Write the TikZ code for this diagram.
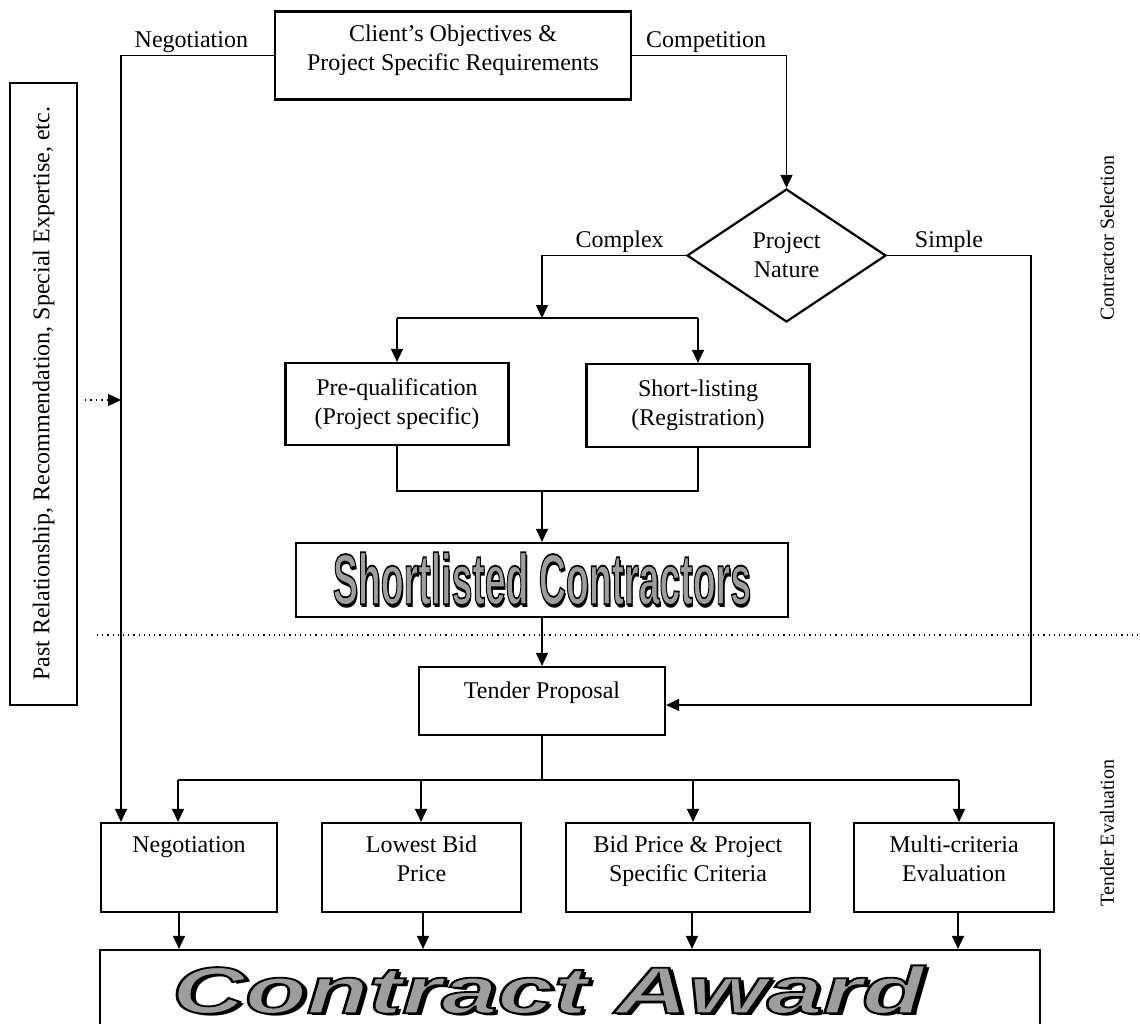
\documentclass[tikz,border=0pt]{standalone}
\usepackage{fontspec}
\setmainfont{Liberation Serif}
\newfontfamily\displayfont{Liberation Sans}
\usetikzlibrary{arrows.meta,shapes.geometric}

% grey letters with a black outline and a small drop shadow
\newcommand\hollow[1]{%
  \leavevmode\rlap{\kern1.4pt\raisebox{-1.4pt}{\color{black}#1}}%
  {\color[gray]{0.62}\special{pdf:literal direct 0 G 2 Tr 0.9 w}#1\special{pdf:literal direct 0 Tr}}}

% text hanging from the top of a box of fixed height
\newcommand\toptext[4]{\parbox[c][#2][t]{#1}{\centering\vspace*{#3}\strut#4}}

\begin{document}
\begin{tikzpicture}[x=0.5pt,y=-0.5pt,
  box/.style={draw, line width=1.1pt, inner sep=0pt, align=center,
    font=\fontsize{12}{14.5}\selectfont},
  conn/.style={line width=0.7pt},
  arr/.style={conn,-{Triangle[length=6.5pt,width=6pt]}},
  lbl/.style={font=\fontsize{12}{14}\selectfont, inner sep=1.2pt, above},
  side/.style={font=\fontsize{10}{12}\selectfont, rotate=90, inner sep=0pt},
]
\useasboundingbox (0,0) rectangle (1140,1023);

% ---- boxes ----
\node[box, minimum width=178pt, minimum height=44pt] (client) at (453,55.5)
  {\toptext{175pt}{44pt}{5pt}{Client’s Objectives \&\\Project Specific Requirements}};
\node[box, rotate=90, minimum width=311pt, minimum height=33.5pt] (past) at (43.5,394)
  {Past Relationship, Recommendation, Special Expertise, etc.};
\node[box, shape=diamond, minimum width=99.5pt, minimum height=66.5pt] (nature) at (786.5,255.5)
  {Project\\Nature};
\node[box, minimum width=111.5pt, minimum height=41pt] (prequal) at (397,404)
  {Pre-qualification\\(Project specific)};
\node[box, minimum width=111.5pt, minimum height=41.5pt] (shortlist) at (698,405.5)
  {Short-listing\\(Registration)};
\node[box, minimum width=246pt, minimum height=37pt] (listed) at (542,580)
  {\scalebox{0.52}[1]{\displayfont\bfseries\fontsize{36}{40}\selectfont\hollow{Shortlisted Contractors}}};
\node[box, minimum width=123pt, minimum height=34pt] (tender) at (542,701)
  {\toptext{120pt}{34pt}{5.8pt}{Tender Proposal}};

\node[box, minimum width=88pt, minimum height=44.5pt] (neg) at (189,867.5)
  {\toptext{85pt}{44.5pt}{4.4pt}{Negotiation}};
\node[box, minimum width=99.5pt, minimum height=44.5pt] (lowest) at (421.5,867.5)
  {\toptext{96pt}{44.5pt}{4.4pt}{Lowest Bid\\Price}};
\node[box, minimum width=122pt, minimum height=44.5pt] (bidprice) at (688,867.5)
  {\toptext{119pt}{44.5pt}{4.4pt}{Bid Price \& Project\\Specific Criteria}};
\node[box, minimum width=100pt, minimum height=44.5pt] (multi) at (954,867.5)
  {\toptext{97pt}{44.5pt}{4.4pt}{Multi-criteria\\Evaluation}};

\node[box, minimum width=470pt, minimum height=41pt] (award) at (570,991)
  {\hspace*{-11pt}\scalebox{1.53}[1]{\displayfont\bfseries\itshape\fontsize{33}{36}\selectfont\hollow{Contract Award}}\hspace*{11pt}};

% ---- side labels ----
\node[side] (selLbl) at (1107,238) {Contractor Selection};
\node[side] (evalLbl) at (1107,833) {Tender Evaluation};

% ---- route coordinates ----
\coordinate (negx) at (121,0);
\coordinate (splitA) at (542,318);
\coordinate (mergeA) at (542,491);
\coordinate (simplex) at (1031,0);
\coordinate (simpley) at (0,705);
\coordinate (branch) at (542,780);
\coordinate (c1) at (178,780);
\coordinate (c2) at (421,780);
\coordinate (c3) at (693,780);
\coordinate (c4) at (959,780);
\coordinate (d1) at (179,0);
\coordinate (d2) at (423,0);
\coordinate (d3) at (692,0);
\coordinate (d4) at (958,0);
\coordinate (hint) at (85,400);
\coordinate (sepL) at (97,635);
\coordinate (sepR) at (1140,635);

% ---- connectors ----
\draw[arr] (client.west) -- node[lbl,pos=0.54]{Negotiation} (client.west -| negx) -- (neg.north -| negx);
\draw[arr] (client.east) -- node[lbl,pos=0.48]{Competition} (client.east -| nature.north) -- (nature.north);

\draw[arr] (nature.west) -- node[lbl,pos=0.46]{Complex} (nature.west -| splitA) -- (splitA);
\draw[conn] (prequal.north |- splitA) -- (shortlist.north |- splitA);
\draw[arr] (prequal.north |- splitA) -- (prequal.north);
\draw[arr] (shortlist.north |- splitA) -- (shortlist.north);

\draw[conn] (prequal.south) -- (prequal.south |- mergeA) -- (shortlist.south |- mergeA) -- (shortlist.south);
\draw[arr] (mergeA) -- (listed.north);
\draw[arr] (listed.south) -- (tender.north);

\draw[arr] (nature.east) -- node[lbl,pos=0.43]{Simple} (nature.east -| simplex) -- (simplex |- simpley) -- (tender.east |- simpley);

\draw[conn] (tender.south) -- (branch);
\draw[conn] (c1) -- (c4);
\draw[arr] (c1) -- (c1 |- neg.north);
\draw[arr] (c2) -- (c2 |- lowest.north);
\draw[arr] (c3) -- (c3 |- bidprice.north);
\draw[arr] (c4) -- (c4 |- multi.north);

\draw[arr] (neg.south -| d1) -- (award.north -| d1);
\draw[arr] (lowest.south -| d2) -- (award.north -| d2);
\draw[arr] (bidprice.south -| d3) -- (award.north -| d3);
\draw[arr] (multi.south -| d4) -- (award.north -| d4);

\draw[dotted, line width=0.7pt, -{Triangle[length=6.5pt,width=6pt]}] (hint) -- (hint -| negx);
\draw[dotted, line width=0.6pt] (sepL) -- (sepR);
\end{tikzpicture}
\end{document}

* The task
Without the pictures, transcribe the listing above exactly.

* Reply to the task
Write the TikZ code for this diagram.
\documentclass[tikz,border=0pt]{standalone}
\usepackage{fontspec}
\setmainfont{Liberation Serif}
\newfontfamily\displayfont{Liberation Sans}
\usetikzlibrary{arrows.meta,shapes.geometric}

% grey letters with a black outline and a small drop shadow
\newcommand\hollow[1]{%
  \leavevmode\rlap{\kern1.4pt\raisebox{-1.4pt}{\color{black}#1}}%
  {\color[gray]{0.62}\special{pdf:literal direct 0 G 2 Tr 0.9 w}#1\special{pdf:literal direct 0 Tr}}}

% text hanging from the top of a box of fixed height
\newcommand\toptext[4]{\parbox[c][#2][t]{#1}{\centering\vspace*{#3}\strut#4}}

\begin{document}
\begin{tikzpicture}[x=0.5pt,y=-0.5pt,
  box/.style={draw, line width=1.1pt, inner sep=0pt, align=center,
    font=\fontsize{12}{14.5}\selectfont},
  conn/.style={line width=0.7pt},
  arr/.style={conn,-{Triangle[length=6.5pt,width=6pt]}},
  lbl/.style={font=\fontsize{12}{14}\selectfont, inner sep=1.2pt, above},
  side/.style={font=\fontsize{10}{12}\selectfont, rotate=90, inner sep=0pt},
]
\useasboundingbox (0,0) rectangle (1140,1023);

% ---- boxes ----
\node[box, minimum width=178pt, minimum height=44pt] (client) at (453,55.5)
  {\toptext{175pt}{44pt}{5pt}{Client’s Objectives \&\\Project Specific Requirements}};
\node[box, rotate=90, minimum width=311pt, minimum height=33.5pt] (past) at (43.5,394)
  {Past Relationship, Recommendation, Special Expertise, etc.};
\node[box, shape=diamond, minimum width=99.5pt, minimum height=66.5pt] (nature) at (786.5,255.5)
  {Project\\Nature};
\node[box, minimum width=111.5pt, minimum height=41pt] (prequal) at (397,404)
  {Pre-qualification\\(Project specific)};
\node[box, minimum width=111.5pt, minimum height=41.5pt] (shortlist) at (698,405.5)
  {Short-listing\\(Registration)};
\node[box, minimum width=246pt, minimum height=37pt] (listed) at (542,580)
  {\scalebox{0.52}[1]{\displayfont\bfseries\fontsize{36}{40}\selectfont\hollow{Shortlisted Contractors}}};
\node[box, minimum width=123pt, minimum height=34pt] (tender) at (542,701)
  {\toptext{120pt}{34pt}{5.8pt}{Tender Proposal}};

\node[box, minimum width=88pt, minimum height=44.5pt] (neg) at (189,867.5)
  {\toptext{85pt}{44.5pt}{4.4pt}{Negotiation}};
\node[box, minimum width=99.5pt, minimum height=44.5pt] (lowest) at (421.5,867.5)
  {\toptext{96pt}{44.5pt}{4.4pt}{Lowest Bid\\Price}};
\node[box, minimum width=122pt, minimum height=44.5pt] (bidprice) at (688,867.5)
  {\toptext{119pt}{44.5pt}{4.4pt}{Bid Price \& Project\\Specific Criteria}};
\node[box, minimum width=100pt, minimum height=44.5pt] (multi) at (954,867.5)
  {\toptext{97pt}{44.5pt}{4.4pt}{Multi-criteria\\Evaluation}};

\node[box, minimum width=470pt, minimum height=41pt] (award) at (570,991)
  {\hspace*{-11pt}\scalebox{1.53}[1]{\displayfont\bfseries\itshape\fontsize{33}{36}\selectfont\hollow{Contract Award}}\hspace*{11pt}};

% ---- side labels ----
\node[side] (selLbl) at (1107,238) {Contractor Selection};
\node[side] (evalLbl) at (1107,833) {Tender Evaluation};

% ---- route coordinates ----
\coordinate (negx) at (121,0);
\coordinate (splitA) at (542,318);
\coordinate (mergeA) at (542,491);
\coordinate (simplex) at (1031,0);
\coordinate (simpley) at (0,705);
\coordinate (branch) at (542,780);
\coordinate (c1) at (178,780);
\coordinate (c2) at (421,780);
\coordinate (c3) at (693,780);
\coordinate (c4) at (959,780);
\coordinate (d1) at (179,0);
\coordinate (d2) at (423,0);
\coordinate (d3) at (692,0);
\coordinate (d4) at (958,0);
\coordinate (hint) at (85,400);
\coordinate (sepL) at (97,635);
\coordinate (sepR) at (1140,635);

% ---- connectors ----
\draw[arr] (client.west) -- node[lbl,pos=0.54]{Negotiation} (client.west -| negx) -- (neg.north -| negx);
\draw[arr] (client.east) -- node[lbl,pos=0.48]{Competition} (client.east -| nature.north) -- (nature.north);

\draw[arr] (nature.west) -- node[lbl,pos=0.46]{Complex} (nature.west -| splitA) -- (splitA);
\draw[conn] (prequal.north |- splitA) -- (shortlist.north |- splitA);
\draw[arr] (prequal.north |- splitA) -- (prequal.north);
\draw[arr] (shortlist.north |- splitA) -- (shortlist.north);

\draw[conn] (prequal.south) -- (prequal.south |- mergeA) -- (shortlist.south |- mergeA) -- (shortlist.south);
\draw[arr] (mergeA) -- (listed.north);
\draw[arr] (listed.south) -- (tender.north);

\draw[arr] (nature.east) -- node[lbl,pos=0.43]{Simple} (nature.east -| simplex) -- (simplex |- simpley) -- (tender.east |- simpley);

\draw[conn] (tender.south) -- (branch);
\draw[conn] (c1) -- (c4);
\draw[arr] (c1) -- (c1 |- neg.north);
\draw[arr] (c2) -- (c2 |- lowest.north);
\draw[arr] (c3) -- (c3 |- bidprice.north);
\draw[arr] (c4) -- (c4 |- multi.north);

\draw[arr] (neg.south -| d1) -- (award.north -| d1);
\draw[arr] (lowest.south -| d2) -- (award.north -| d2);
\draw[arr] (bidprice.south -| d3) -- (award.north -| d3);
\draw[arr] (multi.south -| d4) -- (award.north -| d4);

\draw[dotted, line width=0.7pt, -{Triangle[length=6.5pt,width=6pt]}] (hint) -- (hint -| negx);
\draw[dotted, line width=0.6pt] (sepL) -- (sepR);
\end{tikzpicture}
\end{document}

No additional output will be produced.